● TASK STATEMENT: Retype the lines beneath this one, from the first through the line containing "-0.02, 0.01, 0.03]". Pictures are left out.

● DATA SEGMENT:
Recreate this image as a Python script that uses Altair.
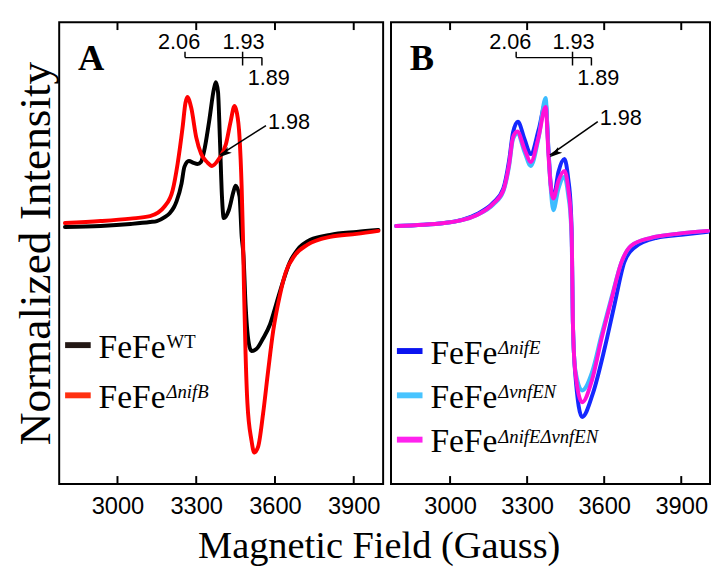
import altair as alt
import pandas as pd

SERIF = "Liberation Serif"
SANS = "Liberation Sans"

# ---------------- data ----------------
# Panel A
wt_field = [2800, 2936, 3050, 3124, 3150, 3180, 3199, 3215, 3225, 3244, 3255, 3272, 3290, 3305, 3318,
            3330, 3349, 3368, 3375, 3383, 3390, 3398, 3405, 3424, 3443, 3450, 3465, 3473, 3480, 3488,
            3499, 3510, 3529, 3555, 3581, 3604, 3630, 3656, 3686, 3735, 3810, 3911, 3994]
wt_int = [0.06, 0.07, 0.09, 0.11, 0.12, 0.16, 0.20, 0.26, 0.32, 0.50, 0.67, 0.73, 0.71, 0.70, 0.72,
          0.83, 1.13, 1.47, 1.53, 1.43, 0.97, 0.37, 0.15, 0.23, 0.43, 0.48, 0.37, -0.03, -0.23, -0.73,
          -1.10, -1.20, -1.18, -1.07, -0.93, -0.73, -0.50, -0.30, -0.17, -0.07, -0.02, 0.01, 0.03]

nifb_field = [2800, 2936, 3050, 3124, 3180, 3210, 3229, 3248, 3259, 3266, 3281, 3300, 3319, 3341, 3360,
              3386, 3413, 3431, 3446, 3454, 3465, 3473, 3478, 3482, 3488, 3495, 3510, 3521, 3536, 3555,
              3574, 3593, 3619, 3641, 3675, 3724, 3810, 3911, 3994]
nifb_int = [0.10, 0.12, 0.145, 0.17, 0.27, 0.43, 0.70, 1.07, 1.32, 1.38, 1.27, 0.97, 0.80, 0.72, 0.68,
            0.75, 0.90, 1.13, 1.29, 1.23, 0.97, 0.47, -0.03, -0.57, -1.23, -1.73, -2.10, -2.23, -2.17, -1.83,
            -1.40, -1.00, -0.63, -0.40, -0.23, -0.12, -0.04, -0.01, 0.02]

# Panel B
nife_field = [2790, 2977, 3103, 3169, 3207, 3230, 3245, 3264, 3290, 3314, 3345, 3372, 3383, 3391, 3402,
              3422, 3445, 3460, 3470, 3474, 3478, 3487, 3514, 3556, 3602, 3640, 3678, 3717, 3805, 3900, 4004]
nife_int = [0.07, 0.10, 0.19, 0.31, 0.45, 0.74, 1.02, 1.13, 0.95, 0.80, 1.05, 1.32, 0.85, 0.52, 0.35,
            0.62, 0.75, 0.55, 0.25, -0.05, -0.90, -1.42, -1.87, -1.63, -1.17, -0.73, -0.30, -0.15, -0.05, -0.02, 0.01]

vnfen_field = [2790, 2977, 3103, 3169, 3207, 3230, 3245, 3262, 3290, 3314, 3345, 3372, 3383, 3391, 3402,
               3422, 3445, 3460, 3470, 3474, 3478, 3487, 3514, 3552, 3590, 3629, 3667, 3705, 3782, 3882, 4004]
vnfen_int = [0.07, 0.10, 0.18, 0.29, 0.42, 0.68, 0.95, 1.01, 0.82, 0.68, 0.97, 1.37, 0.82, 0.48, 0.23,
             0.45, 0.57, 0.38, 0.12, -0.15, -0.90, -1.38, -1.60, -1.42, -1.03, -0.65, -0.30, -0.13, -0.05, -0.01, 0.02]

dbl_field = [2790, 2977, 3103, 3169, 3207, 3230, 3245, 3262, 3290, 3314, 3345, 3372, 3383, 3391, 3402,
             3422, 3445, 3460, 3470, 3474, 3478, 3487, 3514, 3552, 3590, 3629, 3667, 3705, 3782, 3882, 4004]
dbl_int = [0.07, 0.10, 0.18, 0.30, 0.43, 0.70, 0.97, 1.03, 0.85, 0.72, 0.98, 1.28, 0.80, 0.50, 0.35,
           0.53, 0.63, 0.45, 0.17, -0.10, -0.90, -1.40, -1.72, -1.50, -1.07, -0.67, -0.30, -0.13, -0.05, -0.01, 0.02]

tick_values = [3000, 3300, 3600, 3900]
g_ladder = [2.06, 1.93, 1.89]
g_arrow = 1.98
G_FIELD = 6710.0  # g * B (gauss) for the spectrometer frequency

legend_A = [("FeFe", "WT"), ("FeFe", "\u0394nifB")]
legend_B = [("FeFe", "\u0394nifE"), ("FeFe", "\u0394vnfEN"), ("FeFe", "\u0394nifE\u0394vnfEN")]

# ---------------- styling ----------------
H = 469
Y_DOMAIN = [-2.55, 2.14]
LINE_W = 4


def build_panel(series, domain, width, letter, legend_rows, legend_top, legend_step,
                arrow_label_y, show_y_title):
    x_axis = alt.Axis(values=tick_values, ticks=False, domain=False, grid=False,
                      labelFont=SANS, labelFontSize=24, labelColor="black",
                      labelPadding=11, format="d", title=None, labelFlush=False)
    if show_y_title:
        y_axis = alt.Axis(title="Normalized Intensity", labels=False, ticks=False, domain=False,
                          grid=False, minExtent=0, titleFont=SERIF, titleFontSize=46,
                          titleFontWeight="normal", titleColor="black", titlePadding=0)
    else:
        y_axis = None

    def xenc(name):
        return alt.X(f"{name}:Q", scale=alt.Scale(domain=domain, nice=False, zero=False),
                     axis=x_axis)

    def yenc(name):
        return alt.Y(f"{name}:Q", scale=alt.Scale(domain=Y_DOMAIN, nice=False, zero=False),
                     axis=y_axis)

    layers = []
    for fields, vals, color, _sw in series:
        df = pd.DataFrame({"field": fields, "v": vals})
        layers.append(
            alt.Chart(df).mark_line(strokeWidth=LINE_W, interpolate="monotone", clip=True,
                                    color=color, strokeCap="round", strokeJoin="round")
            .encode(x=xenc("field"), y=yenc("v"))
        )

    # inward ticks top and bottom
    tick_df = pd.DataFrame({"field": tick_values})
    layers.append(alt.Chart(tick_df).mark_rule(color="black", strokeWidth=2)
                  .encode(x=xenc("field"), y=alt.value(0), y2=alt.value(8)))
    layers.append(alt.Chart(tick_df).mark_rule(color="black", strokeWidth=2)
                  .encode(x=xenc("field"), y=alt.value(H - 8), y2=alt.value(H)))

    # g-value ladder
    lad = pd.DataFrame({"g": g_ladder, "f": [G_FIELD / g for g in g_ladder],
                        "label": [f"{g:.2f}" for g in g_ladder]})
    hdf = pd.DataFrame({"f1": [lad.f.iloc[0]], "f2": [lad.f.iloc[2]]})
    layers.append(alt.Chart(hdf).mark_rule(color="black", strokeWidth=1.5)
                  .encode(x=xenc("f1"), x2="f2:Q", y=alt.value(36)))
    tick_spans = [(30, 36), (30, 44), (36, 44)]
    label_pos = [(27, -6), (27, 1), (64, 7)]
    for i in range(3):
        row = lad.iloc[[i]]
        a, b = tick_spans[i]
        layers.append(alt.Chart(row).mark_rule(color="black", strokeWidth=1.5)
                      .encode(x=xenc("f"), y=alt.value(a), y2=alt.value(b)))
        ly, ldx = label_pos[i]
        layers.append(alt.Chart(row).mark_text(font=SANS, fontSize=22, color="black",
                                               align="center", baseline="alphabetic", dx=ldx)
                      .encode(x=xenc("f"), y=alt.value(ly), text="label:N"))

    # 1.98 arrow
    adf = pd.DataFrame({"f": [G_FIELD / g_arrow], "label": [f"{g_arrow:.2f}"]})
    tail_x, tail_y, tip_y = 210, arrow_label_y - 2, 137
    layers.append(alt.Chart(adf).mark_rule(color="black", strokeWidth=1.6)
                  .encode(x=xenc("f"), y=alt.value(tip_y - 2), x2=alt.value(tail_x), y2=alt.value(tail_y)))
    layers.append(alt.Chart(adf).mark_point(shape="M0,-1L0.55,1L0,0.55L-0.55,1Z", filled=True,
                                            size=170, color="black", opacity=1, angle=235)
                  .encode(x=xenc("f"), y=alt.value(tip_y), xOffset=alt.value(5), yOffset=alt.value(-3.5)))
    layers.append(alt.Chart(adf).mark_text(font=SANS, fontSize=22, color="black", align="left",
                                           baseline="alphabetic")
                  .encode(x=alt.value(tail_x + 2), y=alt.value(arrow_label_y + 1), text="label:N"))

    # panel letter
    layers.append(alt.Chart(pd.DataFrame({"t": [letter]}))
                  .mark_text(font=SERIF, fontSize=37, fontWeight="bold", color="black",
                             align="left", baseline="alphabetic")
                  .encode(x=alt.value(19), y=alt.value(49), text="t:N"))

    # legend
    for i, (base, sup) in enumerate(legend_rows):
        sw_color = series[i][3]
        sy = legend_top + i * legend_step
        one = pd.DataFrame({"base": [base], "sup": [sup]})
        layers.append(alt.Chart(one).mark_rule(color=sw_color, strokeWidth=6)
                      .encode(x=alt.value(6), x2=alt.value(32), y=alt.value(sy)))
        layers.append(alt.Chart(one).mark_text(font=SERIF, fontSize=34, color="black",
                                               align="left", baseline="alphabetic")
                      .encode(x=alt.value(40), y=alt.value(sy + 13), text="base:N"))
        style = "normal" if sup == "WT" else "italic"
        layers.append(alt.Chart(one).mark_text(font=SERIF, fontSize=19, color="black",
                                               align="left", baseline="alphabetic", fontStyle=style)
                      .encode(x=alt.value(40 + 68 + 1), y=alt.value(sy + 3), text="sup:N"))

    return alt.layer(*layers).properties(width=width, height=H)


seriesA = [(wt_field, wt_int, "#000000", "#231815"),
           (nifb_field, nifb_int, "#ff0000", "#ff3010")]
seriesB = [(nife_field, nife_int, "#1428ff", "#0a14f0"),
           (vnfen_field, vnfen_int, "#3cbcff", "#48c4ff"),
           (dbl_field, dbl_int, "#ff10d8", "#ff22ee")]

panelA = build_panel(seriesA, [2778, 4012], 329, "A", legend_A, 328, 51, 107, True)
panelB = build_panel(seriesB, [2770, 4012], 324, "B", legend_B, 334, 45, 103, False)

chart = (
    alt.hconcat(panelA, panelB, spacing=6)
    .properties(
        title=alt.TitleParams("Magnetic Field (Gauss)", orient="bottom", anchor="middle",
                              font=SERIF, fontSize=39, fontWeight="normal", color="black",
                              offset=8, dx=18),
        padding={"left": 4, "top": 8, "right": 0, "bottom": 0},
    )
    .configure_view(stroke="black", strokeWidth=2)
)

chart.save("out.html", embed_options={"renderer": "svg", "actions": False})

● ANSWER TO THIS PROBLEM:
Recreate this image as a Python script that uses Altair.
import altair as alt
import pandas as pd

SERIF = "Liberation Serif"
SANS = "Liberation Sans"

# ---------------- data ----------------
# Panel A
wt_field = [2800, 2936, 3050, 3124, 3150, 3180, 3199, 3215, 3225, 3244, 3255, 3272, 3290, 3305, 3318,
            3330, 3349, 3368, 3375, 3383, 3390, 3398, 3405, 3424, 3443, 3450, 3465, 3473, 3480, 3488,
            3499, 3510, 3529, 3555, 3581, 3604, 3630, 3656, 3686, 3735, 3810, 3911, 3994]
wt_int = [0.06, 0.07, 0.09, 0.11, 0.12, 0.16, 0.20, 0.26, 0.32, 0.50, 0.67, 0.73, 0.71, 0.70, 0.72,
          0.83, 1.13, 1.47, 1.53, 1.43, 0.97, 0.37, 0.15, 0.23, 0.43, 0.48, 0.37, -0.03, -0.23, -0.73,
          -1.10, -1.20, -1.18, -1.07, -0.93, -0.73, -0.50, -0.30, -0.17, -0.07, -0.02, 0.01, 0.03]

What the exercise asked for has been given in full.